To be a voice for those who are enslaved by sexual oppression and exploitation in Canada, we need to have an understanding of how democracy is employed in Canada and what we can do as individuals.

Democracy is a governing principle where all eligible citizens have an equal voice regarding any decision that affects their lives.

The Government of Canada is comprised of three branches: executive, legislative, and judicial

Executive Branch: composed of the Queen (represented by the governor general), the Cabinet (including the prime minister) and the administration (which includes all government departments, armed forces, Crown corporations and other bodies).

Legislative Branch: consists of the Queen (represented by the governor general), Senate, and elected House of Commons. The legislative branch provides a forum of debate for current political issues in Canada and has the power and responsibility to create laws.

Judicial Branch: Supreme Court of Canada – administers justice by interpreting and applying the law. It operates independently from the other branches of government.
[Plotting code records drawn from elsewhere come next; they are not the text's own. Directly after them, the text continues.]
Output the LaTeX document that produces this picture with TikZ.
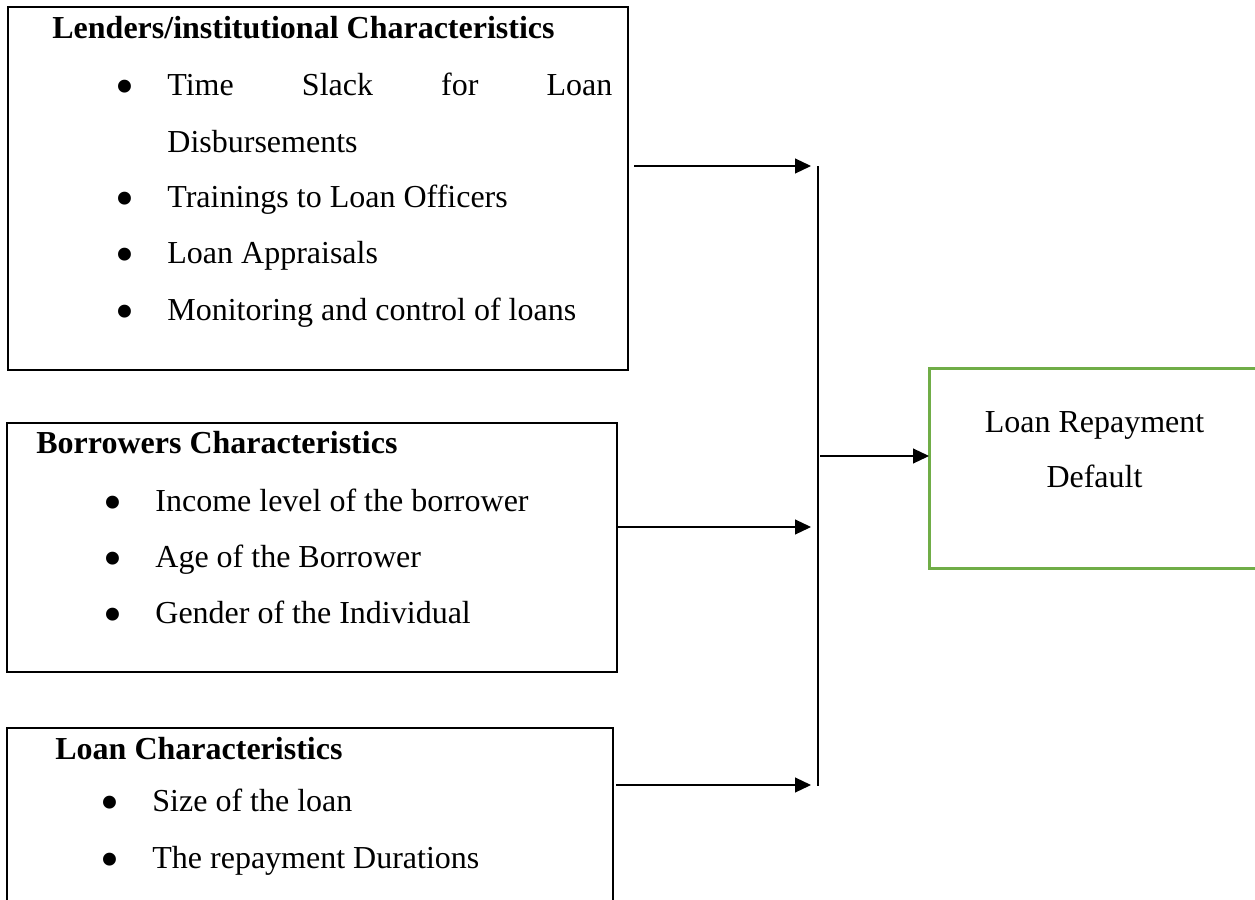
\documentclass[tikz,border=0pt]{standalone}
\usepackage{fontspec}
\setmainfont{Liberation Serif}
\usetikzlibrary{arrows.meta}
\definecolor{boxgreen}{RGB}{112,173,71}
\begin{document}
\begin{tikzpicture}[x=0.5pt,y=-0.5pt,
  font=\fontsize{16}{19}\selectfont,
  box/.style={draw, line width=1.3pt, anchor=north west, inner sep=0pt, outer sep=0pt},
  gbox/.style={box, draw=boxgreen, line width=1.5pt},
  txt/.style={anchor=base west, inner sep=0pt},
  ttl/.style={txt, font=\fontsize{16}{19}\selectfont\bfseries},
  bul/.style={anchor=center, inner sep=0pt, font=\fontsize{27}{30}\selectfont},
  ctr/.style={anchor=base, inner sep=0pt},
  arr/.style={-{Triangle[length=8pt,width=7.5pt]}, line width=0.6pt},
  bus/.style={line width=0.6pt}]
\useasboundingbox (0,0) rectangle (1255,900);

% boxes
\node[box, minimum width=310pt, minimum height=181.5pt] (b1) at (8,7) {};
\node[box, minimum width=305pt, minimum height=124.5pt] (b2) at (7,423) {};
\node[box, minimum width=303pt, minimum height=95pt] (b3) at (7,728) {};
\node[gbox, minimum width=171pt, minimum height=100pt] (g) at (929,368) {};

% box 1 text
\node[ttl] (t1) at (52,38) {Lenders/institutional Characteristics};
\node[bul] (p11) at (125,92) {•};
\node[txt] (l11) at (167,95) {\makebox[222.5pt][s]{Time Slack for Loan}};
\node[txt] (l11b) at (167,152) {Disbursements};
\node[bul] (p12) at (125,204) {•};
\node[txt] (l12) at (167,207) {Trainings to Loan Officers};
\node[bul] (p13) at (125,260) {•};
\node[txt] (l13) at (167,263) {Loan Appraisals};
\node[bul] (p14) at (125,317) {•};
\node[txt] (l14) at (167,320) {Monitoring and control of loans};

% box 2 text
\node[ttl] (t2) at (36,453) {Borrowers Characteristics};
\node[bul] (p21) at (113,508) {•};
\node[txt] (l21) at (155,511) {Income level of the borrower};
\node[bul] (p22) at (113,564) {•};
\node[txt] (l22) at (155,567) {Age of the Borrower};
\node[bul] (p23) at (113,620) {•};
\node[txt] (l23) at (155,623) {Gender of the Individual};

% box 3 text
\node[ttl] (t3) at (55,759) {Loan Characteristics};
\node[bul] (p31) at (110,808) {•};
\node[txt] (l31) at (152,811) {Size of the loan};
\node[bul] (p32) at (110,865) {•};
\node[txt] (l32) at (152,868) {The repayment Durations};

% outcome text
\node[ctr] (o1) at (1094.5,432) {Loan Repayment};
\node[ctr] (o2) at (1094.5,487) {Default};

% connectors
\coordinate (bustop) at (818,166);
\coordinate (busbot) at (818,786);
\coordinate (a1s) at (634,166);
\coordinate (a1e) at (811,166);
\coordinate (a2e) at (811,527);
\coordinate (a3s) at (616,785);
\coordinate (a3e) at (811,785);
\coordinate (a4s) at (820,456);

\draw[bus] (bustop) -- (busbot);
\draw[arr] (a1s) -- (a1e);
\draw[arr] (b2.east |- a2e) -- (a2e);
\draw[arr] (a3s) -- (a3e);
\draw[arr] (a4s) -- (g.west |- a4s);
\end{tikzpicture}
\end{document}
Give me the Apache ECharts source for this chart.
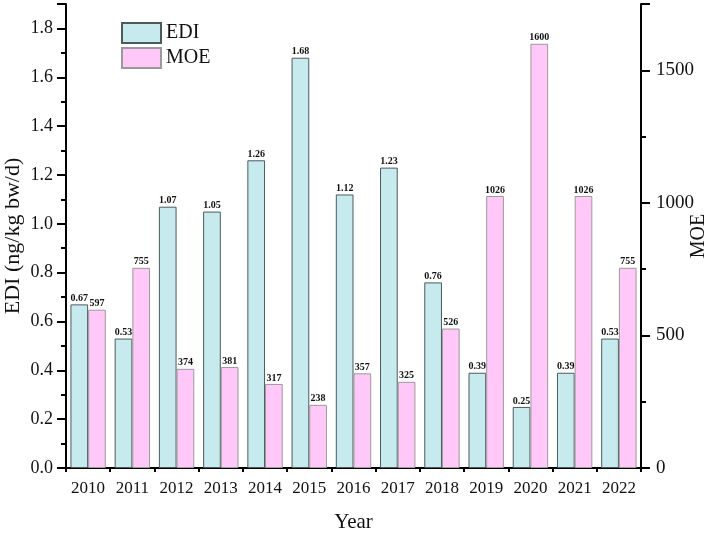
<!DOCTYPE html>
<html>
<head>
<meta charset="utf-8">
<script src="https://cdn.jsdelivr.net/npm/echarts@6/dist/echarts.min.js"></script>
<style>html,body{margin:0;padding:0;background:#fff}#c{width:708px;height:534px}</style>
</head>
<body>
<div id="c"></div>
<script>
const years = ['2010','2011','2012','2013','2014','2015','2016','2017','2018','2019','2020','2021','2022'];
const ediValues = [0.67,0.53,1.07,1.05,1.26,1.68,1.12,1.23,0.76,0.39,0.25,0.39,0.53];
const moeValues = [597,755,374,381,317,238,357,325,526,1026,1600,1026,755];
const ediTicks = [0,0.2,0.4,0.6,0.8,1.0,1.2,1.4,1.6,1.8];
const moeTicks = [0,500,1000,1500];

const FONT = '"Liberation Serif", "Times New Roman", serif';
const chart = echarts.init(document.getElementById('c'), null, {renderer:'canvas'});
const lbl = {show:true, position:'top', distance:1, fontFamily:FONT, fontWeight:'bold', fontSize:10, color:'#111'};
chart.setOption({
  animation:false,
  backgroundColor:'#fff',
  grid:{left:66, right:67, top:4, bottom:66, containLabel:false, outerBoundsMode:'none'},
  legend:{
    orient:'vertical', left:116, top:17, itemWidth:39, itemHeight:20, itemGap:3,
    icon:'rect',
    textStyle:{fontFamily:FONT, fontSize:20, color:'#111'},
    data:['EDI','MOE']
  },
  xAxis:[{
    type:'category', data:years, position:'bottom',
    name:'Year', nameLocation:'middle', nameGap:44, nameMoveOverlap:false,
    nameTextStyle:{fontFamily:FONT, fontSize:21, color:'#111'},
    axisLine:{lineStyle:{color:'#000', width:2}},
    axisTick:{alignWithLabel:true, length:7, lineStyle:{color:'#000', width:2}},
    axisLabel:{fontFamily:FONT, fontSize:17, color:'#111', margin:12}
  },{
    type:'category', data:years, position:'bottom', offset:0,
    axisLine:{show:false},
    axisTick:{show:true, length:4, lineStyle:{color:'#000', width:2}},
    axisLabel:{show:false}
  }],
  yAxis:[{
    type:'value', min:0, max:1.9, interval:0.2, position:'left',
    name:'EDI (ng/kg bw/d)', nameLocation:'middle', nameGap:42, nameMoveOverlap:false,
    nameTextStyle:{fontFamily:FONT, fontSize:22, color:'#111'},
    axisLine:{show:true, lineStyle:{color:'#000', width:2}},
    axisTick:{show:true, length:9, lineStyle:{color:'#000', width:2}},
    minorTick:{show:true, splitNumber:2, length:5, lineStyle:{color:'#000', width:2}},
    splitLine:{show:false},
    axisLabel:{fontFamily:FONT, fontSize:18, color:'#111', margin:13, showMaxLabel:false,
      formatter:v=>ediTicks.some(t=>Math.abs(t-v)<1e-9)?v.toFixed(1):''}
  },{
    type:'value', min:0, max:1750, interval:500, position:'right',
    name:'MOE', nameLocation:'middle', nameGap:48, nameMoveOverlap:false,
    nameTextStyle:{fontFamily:FONT, fontSize:20, color:'#111'},
    axisLine:{show:true, lineStyle:{color:'#000', width:2}},
    axisTick:{show:true, length:9, lineStyle:{color:'#000', width:2}},
    minorTick:{show:true, splitNumber:2, length:5, lineStyle:{color:'#000', width:2}},
    splitLine:{show:false},
    axisLabel:{fontFamily:FONT, fontSize:19, color:'#111', margin:15, showMaxLabel:false,
      formatter:v=>moeTicks.includes(v)?String(v):''}
  }],
  series:[{
    name:'EDI', type:'bar', data:ediValues, xAxisIndex:0, yAxisIndex:0,
    barGap:'0%', barCategoryGap:'20%',
    itemStyle:{color:'#c6eaee', borderColor:'#4d5a5c', borderWidth:1},
    label:Object.assign({formatter:p=>p.value.toFixed(2)}, lbl)
  },{
    name:'MOE', type:'bar', data:moeValues, xAxisIndex:0, yAxisIndex:1,
    barGap:'0%', barCategoryGap:'20%',
    itemStyle:{color:'#ffc8f8', borderColor:'#9a9a9a', borderWidth:1},
    label:Object.assign({formatter:p=>String(p.value)}, lbl)
  }]
});
</script>
</body>
</html>
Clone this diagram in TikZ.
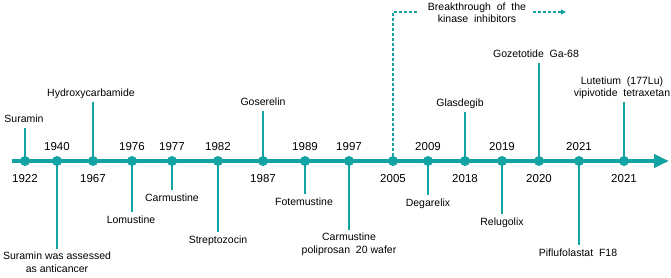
\documentclass[tikz,border=0pt]{standalone}
\usepackage{fontspec}
\setmainfont{Liberation Sans}
\usetikzlibrary{arrows.meta}
\definecolor{tealA}{RGB}{20,163,163}
\begin{document}
\begin{tikzpicture}[x=1pt,y=-1pt,
  dot/.style={circle,fill=tealA,minimum size=10pt,inner sep=0pt},
  stem/.style={draw=tealA,line width=2pt},
  axisline/.style={draw=tealA,line width=4pt,-{Triangle[length=15pt,width=13pt]}},
  brk/.style={draw=tealA,line width=1.4pt,dash pattern=on 3pt off 2pt},
  yr/.style={font=\fontsize{11.5}{13}\selectfont,inner sep=0pt,text height=8.5pt,text depth=0pt},
  lab/.style={font=\fontsize{10.5}{12.5}\selectfont,align=center,inner xsep=0pt,inner ysep=3pt,text height=8pt,text depth=2.5pt},
  labtwo/.style={font=\fontsize{10.5}{12.5}\selectfont,align=center,inner xsep=0pt,inner ysep=3pt},
]
\useasboundingbox (0,0) rectangle (671,278);
% axis
\coordinate (axL) at (12,161);
\coordinate (axR) at (669,161);
\draw[axisline] (axL) -- (axR);

% labels above
\node[lab,anchor=south] (lSuramin) at (24,128) {Suramin};
\node[lab,anchor=south] (lHydroxy) at (91,102) {Hydroxycarbamide};
\node[lab,anchor=south] (lGoserelin) at (263,111) {Goserelin};
\node[lab,anchor=south] (lGlasdegib) at (460,112) {Glasdegib};
\node[lab,anchor=south] (lGozetotide) at (536,63) {Gozetotide\ \ Ga-68};
\node[labtwo,anchor=south] (lLutetium) at (622,102) {Lutetium\ \ (177Lu)\\vipivotide\ \ tetraxetan};
% labels below
\node[labtwo,anchor=north] (lSurAss) at (57,249) {Suramin was assessed\\as anticancer};
\node[lab,anchor=north] (lLomustine) at (131,212) {Lomustine};
\node[lab,anchor=north] (lCarmustine) at (172,190) {Carmustine};
\node[lab,anchor=north] (lStrepto) at (218,232) {Streptozocin};
\node[lab,anchor=north] (lFotemustine) at (304,194) {Fotemustine};
\node[labtwo,anchor=north] (lCarmPol) at (349,230) {Carmustine\\poliprosan\ \ 20 wafer};
\node[lab,anchor=north] (lDegarelix) at (428,195) {Degarelix};
\node[lab,anchor=north] (lRelugolix) at (502,214) {Relugolix};
\node[lab,anchor=north] (lPiflu) at (578,245) {Piflufolastat\ \ F18};

% dots (coordinates first)
\coordinate (d1922) at (25,161);
\coordinate (d1940) at (57,161);
\coordinate (d1967) at (93,161);
\coordinate (d1976) at (132,161);
\coordinate (d1977) at (172,161);
\coordinate (d1982) at (218,161);
\coordinate (d1987) at (263,161);
\coordinate (d1989) at (305,161);
\coordinate (d1997) at (349,161);
\coordinate (d2005) at (393,161);
\coordinate (d2009) at (428,161);
\coordinate (d2018) at (465,161);
\coordinate (d2019) at (502,161);
\coordinate (d2020) at (539,161);
\coordinate (d2021a) at (579,161);
\coordinate (d2021b) at (624,161);

% stems
\draw[stem] (d1922) -- (d1922 |- lSuramin.south);
\draw[stem] (d1967) -- (d1967 |- lHydroxy.south);
\draw[stem] (d1987) -- (d1987 |- lGoserelin.south);
\draw[stem] (d2018) -- (d2018 |- lGlasdegib.south);
\draw[stem] (d2020) -- (d2020 |- lGozetotide.south);
\draw[stem] (d2021b) -- (d2021b |- lLutetium.south);
\draw[stem] (d1940) -- (d1940 |- lSurAss.north);
\draw[stem] (d1976) -- (d1976 |- lLomustine.north);
\draw[stem] (d1977) -- (d1977 |- lCarmustine.north);
\draw[stem] (d1982) -- (d1982 |- lStrepto.north);
\draw[stem] (d1989) -- (d1989 |- lFotemustine.north);
\draw[stem] (d1997) -- (d1997 |- lCarmPol.north);
\draw[stem] (d2009) -- (d2009 |- lDegarelix.north);
\draw[stem] (d2019) -- (d2019 |- lRelugolix.north);
\draw[stem] (d2021a) -- (d2021a |- lPiflu.north);

% breakthrough
\node[labtwo,inner ysep=0pt] (bt) at (477,12.5) {Breakthrough\ \ of\ \ the\\kinase\ \ inhibitors};
\coordinate (btL) at (418,12);
\coordinate (btR1) at (533,12);
\coordinate (btR2) at (566,12);
\draw[brk] (d2005) |- (btL);
\draw[brk,-{Triangle[length=5pt,width=5pt]}] (btR1) -- (btR2);

% dot nodes
\foreach \d in {1922,1940,1967,1976,1977,1982,1987,1989,1997,2005,2009,2018,2019,2020,2021a,2021b}
  \node[dot] (n\d) at (d\d) {};

% years
\node[yr] (y1922) at (25,178) {1922};
\node[yr] (y1940) at (57,146) {1940};
\node[yr] (y1967) at (93,178) {1967};
\node[yr] (y1976) at (132,146) {1976};
\node[yr] (y1977) at (172,146) {1977};
\node[yr] (y1982) at (218,146) {1982};
\node[yr] (y1987) at (263,178) {1987};
\node[yr] (y1989) at (305,146) {1989};
\node[yr] (y1997) at (349,146) {1997};
\node[yr] (y2005) at (393,178) {2005};
\node[yr] (y2009) at (428,146) {2009};
\node[yr] (y2018) at (465,178) {2018};
\node[yr] (y2019) at (502,146) {2019};
\node[yr] (y2020) at (539,178) {2020};
\node[yr] (y2021a) at (579,146) {2021};
\node[yr] (y2021b) at (624,178) {2021};
\end{tikzpicture}
\end{document}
*It is important to note that the Legislative Branch has the power and responsibility to create laws and that this branch is comprised of elected representatives.

Therefore, we, as citizens of Canada, have the voice and authority to keep our elected representatives accountable and to state our support or criticism regarding their actions or lack thereof. Given that the Legislative Branch has the power and responsibility to create laws, as Canadians, we also have the authority to influence what laws are created, amended, or struck down.

The prostitution laws in Canada are in a state of limbo.  The Supreme Court of Canada has asked the government to enact new legislation on the issue of prostitution. Although the Judicial Branch operates independently from the other branches, it has once again engaged in judicial activism. As one of the forefathers of empiricism puts it: “Judges ought to remember that their office is jus dicere, and not jus dare; to interpret the law, and not to make the law, or give law.” (Francis Bacon, Of Judicature)

As Martin Luther King Jr. stated in his ‘I Have a Dream’ speech, “it would be fatal for the nation to overlook the urgency of the moment.” We all have the ability to educate ourselves about the laws of prostitution in Canada and to tell our elected representatives that we will not support sexual oppression and exploitation of women and men in a country that constitutionally guarantees the right to life, liberty, and security of the person equally to all citizens.

A Million Acts of Sustainability will post relevant information on the issue of prostitution and human sustainability for individuals to share and send to friends and elected politicians to educate, empower, and advocate a movement that will lift up those who are sexually oppressed and exploited, and to prevent others from falling victim to prostitution and sex trafficking.